Check each line for the word "code" and report how many have it. Give nothing else.

* BEGIN *

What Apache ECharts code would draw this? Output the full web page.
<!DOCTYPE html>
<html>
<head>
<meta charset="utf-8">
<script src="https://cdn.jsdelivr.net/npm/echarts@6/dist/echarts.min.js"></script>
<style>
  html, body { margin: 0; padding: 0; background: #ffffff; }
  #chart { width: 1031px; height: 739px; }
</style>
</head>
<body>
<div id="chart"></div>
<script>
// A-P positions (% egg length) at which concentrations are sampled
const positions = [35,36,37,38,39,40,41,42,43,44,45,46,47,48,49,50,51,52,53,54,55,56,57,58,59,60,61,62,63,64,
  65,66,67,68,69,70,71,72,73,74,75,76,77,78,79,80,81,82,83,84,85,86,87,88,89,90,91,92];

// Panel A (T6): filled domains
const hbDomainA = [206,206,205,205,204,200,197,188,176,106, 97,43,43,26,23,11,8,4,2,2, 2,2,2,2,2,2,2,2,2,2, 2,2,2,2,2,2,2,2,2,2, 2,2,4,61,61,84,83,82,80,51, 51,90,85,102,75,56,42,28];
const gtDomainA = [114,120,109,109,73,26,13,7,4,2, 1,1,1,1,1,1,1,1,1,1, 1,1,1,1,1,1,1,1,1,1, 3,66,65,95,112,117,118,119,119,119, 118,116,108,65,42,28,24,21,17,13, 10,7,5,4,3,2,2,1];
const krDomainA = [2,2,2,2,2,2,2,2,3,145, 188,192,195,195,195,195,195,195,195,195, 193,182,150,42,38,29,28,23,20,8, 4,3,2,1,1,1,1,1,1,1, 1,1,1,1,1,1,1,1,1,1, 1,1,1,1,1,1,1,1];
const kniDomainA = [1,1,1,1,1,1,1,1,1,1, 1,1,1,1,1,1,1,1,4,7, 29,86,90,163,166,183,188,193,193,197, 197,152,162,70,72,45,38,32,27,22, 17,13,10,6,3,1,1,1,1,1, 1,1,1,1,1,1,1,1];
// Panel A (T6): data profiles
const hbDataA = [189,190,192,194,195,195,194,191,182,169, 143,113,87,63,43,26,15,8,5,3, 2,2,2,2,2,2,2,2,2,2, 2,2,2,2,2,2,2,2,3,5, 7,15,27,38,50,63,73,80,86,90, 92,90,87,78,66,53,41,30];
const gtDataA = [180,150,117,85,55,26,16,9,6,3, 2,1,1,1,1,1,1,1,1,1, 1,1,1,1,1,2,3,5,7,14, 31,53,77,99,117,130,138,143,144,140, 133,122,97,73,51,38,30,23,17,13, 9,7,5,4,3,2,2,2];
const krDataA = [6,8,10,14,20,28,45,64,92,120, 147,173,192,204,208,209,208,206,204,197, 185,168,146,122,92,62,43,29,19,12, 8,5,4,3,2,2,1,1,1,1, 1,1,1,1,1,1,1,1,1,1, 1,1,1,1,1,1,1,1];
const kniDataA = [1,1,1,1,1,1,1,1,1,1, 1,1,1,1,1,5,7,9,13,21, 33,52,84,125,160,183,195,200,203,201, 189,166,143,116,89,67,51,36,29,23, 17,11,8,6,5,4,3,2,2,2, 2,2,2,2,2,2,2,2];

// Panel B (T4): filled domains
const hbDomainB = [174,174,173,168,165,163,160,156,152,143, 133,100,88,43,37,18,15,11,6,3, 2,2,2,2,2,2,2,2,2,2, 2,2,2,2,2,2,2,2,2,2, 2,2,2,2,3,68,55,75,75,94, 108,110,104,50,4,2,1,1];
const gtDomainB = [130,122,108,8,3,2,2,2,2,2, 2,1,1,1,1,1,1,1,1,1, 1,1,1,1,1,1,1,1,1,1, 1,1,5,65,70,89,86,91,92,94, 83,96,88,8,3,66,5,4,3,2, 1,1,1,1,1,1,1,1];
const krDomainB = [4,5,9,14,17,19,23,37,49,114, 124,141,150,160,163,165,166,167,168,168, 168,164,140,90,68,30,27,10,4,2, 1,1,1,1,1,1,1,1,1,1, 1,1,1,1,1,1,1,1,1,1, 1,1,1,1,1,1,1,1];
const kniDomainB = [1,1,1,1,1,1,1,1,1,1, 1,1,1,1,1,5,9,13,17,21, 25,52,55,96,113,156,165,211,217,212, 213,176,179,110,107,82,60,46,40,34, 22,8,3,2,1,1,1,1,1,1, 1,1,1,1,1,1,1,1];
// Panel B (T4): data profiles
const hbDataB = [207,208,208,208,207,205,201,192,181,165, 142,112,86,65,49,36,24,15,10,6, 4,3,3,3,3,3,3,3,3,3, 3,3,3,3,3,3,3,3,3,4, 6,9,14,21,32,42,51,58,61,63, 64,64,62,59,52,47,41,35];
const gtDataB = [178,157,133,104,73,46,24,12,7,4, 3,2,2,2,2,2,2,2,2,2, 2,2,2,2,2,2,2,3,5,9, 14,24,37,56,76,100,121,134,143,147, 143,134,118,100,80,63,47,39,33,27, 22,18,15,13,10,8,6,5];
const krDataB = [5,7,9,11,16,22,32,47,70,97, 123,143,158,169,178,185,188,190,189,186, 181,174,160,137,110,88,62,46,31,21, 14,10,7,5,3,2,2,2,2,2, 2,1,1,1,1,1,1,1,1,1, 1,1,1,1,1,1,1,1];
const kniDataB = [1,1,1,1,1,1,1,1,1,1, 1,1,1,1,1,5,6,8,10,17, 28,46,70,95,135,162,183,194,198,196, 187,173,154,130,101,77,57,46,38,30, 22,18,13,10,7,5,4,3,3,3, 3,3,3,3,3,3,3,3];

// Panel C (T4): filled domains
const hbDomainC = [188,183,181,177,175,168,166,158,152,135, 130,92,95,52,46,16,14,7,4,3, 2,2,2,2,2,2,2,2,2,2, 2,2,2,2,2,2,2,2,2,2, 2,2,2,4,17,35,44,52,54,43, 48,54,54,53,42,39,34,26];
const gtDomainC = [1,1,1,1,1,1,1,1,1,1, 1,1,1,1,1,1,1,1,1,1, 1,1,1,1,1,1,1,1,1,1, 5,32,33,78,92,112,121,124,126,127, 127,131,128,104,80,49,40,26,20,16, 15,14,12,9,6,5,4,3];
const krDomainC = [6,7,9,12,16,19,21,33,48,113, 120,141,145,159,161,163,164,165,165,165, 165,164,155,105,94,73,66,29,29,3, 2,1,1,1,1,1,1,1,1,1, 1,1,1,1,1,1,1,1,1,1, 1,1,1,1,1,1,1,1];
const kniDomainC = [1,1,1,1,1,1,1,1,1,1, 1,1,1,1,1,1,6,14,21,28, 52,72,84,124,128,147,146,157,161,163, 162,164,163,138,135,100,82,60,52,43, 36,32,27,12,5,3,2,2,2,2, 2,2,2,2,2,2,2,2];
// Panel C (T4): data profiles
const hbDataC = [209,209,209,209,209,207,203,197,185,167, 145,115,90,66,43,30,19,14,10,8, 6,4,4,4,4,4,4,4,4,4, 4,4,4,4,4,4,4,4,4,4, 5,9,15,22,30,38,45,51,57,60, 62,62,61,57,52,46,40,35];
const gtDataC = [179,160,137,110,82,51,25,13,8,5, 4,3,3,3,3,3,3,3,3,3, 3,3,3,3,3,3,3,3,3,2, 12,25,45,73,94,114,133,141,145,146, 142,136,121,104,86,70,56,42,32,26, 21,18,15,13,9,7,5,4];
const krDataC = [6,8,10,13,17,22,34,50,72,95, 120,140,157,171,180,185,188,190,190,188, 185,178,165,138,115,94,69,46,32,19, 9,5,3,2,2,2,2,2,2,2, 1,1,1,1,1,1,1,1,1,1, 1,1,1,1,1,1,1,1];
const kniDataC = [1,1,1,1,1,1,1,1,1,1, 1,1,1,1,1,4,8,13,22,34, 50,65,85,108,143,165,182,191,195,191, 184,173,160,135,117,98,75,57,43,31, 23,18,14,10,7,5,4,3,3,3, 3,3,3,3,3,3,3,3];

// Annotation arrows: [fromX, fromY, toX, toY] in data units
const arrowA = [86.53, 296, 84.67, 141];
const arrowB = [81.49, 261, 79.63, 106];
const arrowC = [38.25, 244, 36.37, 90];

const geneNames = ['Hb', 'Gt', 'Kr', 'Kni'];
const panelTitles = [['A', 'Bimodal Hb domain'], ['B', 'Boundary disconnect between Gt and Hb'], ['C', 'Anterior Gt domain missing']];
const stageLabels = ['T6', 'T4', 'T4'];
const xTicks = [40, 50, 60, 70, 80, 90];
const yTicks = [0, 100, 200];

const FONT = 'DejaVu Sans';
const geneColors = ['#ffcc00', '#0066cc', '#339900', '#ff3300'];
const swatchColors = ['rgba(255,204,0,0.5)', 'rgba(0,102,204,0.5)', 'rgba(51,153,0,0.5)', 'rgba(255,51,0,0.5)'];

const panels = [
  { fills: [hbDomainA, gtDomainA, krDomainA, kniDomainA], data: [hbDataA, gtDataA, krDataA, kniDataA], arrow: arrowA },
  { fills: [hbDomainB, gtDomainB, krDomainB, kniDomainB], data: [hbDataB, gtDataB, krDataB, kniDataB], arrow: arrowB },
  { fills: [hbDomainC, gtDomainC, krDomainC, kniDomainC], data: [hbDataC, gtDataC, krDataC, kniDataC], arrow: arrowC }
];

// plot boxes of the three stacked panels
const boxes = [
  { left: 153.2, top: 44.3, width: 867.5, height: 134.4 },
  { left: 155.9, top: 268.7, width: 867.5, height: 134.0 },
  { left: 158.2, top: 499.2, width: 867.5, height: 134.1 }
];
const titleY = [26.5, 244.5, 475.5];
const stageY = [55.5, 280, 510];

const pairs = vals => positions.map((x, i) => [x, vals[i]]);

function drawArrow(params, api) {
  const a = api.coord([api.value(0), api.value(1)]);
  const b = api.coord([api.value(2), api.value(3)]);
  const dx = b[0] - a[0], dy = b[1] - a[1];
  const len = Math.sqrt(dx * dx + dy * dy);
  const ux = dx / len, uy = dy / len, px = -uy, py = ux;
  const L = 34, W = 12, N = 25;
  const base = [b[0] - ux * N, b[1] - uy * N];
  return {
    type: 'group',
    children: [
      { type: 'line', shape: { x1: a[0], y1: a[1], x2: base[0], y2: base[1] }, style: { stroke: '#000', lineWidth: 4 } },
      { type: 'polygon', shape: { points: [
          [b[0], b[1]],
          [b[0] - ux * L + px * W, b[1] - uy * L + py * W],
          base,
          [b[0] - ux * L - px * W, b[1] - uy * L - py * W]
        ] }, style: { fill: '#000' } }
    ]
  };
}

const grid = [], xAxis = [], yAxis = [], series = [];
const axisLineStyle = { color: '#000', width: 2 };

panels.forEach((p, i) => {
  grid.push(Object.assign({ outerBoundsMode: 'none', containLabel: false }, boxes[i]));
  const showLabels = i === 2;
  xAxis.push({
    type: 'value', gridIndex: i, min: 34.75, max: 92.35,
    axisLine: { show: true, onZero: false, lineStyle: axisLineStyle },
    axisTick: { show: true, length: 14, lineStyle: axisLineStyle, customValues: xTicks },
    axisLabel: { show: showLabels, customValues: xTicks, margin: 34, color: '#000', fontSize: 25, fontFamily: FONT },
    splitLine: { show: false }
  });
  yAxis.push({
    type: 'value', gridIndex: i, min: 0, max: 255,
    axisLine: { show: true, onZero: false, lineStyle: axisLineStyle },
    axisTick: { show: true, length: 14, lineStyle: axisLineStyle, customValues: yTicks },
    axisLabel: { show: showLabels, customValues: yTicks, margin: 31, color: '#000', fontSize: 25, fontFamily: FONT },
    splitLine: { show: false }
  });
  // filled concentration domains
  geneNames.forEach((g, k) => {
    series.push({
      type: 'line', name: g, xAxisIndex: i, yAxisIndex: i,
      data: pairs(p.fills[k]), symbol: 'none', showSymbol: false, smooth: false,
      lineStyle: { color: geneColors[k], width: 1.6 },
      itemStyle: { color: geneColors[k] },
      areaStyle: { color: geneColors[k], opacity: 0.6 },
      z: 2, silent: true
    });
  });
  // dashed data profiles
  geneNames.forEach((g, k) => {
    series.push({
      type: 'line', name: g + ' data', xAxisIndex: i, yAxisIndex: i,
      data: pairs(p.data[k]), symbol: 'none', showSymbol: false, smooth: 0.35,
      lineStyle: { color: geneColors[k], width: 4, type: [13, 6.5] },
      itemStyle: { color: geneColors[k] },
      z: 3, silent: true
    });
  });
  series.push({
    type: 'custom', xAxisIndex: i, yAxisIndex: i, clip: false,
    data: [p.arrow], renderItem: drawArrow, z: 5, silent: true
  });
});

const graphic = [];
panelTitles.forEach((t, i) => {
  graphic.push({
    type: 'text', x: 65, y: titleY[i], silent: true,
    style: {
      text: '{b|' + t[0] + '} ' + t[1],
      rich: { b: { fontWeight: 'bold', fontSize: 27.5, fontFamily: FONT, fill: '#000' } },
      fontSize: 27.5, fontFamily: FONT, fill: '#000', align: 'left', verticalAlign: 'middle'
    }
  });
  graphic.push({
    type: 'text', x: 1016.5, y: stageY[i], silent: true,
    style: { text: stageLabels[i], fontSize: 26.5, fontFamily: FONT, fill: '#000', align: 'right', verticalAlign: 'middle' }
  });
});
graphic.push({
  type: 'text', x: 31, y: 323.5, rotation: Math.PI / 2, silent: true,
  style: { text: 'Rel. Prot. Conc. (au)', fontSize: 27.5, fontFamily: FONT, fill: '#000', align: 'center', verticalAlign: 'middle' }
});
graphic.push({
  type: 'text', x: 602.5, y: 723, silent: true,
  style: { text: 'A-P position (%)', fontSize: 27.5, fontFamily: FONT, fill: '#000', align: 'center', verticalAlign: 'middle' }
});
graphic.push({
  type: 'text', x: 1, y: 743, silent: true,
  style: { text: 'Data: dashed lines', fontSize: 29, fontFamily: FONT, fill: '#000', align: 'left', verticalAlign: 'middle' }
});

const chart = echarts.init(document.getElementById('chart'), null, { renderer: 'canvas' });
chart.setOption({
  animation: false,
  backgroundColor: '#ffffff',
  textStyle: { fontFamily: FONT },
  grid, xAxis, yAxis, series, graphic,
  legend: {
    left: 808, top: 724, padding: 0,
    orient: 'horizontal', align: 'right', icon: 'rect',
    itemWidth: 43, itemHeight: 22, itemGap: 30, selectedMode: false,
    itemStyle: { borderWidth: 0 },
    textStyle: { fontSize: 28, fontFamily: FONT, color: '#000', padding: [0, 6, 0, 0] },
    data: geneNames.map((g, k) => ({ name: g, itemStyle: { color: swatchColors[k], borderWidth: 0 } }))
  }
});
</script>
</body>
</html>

* END *
* BEGIN *

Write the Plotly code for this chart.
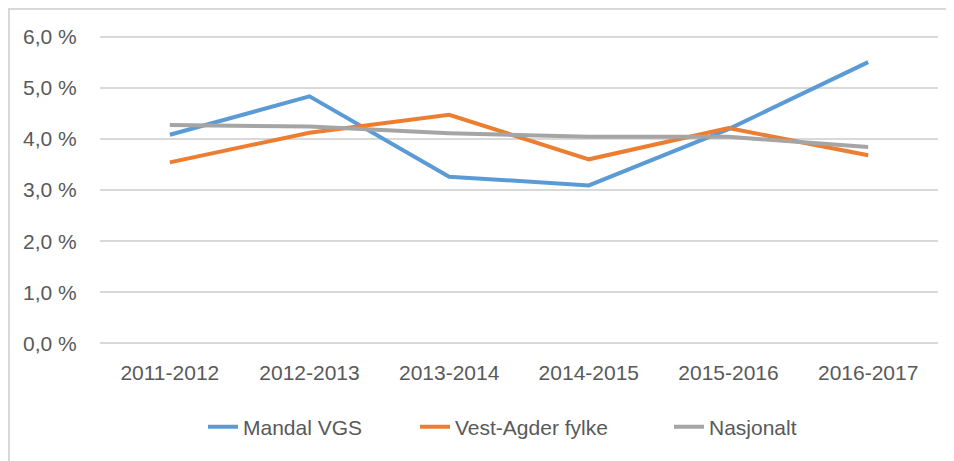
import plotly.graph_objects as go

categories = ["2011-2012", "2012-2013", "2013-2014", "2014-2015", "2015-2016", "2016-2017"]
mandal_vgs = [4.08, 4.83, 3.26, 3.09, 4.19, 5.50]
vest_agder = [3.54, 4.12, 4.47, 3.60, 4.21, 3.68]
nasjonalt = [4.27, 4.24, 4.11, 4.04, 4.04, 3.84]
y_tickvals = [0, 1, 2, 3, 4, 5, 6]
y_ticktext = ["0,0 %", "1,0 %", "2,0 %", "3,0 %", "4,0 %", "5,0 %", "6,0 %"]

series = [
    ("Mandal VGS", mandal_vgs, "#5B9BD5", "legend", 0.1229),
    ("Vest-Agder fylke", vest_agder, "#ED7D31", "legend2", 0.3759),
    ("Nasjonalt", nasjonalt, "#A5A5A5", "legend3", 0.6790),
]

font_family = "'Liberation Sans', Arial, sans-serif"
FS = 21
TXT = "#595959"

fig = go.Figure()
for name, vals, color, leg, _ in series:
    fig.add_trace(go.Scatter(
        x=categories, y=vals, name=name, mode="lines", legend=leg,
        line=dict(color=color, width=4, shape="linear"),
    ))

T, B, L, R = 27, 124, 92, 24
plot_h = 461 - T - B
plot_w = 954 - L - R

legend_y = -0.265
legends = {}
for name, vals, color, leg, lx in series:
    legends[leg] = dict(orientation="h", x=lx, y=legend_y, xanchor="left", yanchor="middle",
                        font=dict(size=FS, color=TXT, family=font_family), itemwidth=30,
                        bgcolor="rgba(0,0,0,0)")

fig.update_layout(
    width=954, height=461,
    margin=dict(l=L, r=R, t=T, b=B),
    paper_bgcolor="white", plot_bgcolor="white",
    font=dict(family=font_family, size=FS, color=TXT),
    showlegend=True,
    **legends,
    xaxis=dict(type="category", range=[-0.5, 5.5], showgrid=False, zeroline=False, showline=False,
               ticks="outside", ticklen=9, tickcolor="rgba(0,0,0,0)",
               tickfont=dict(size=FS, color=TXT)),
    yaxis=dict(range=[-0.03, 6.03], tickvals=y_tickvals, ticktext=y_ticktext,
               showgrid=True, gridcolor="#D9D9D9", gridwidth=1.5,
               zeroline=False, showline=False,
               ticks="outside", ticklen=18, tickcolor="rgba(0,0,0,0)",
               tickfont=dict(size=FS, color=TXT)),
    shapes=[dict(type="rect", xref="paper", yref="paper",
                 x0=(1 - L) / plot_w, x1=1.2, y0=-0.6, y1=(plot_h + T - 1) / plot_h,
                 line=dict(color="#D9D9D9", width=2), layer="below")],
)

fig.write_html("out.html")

* END *

■ **Solution**
2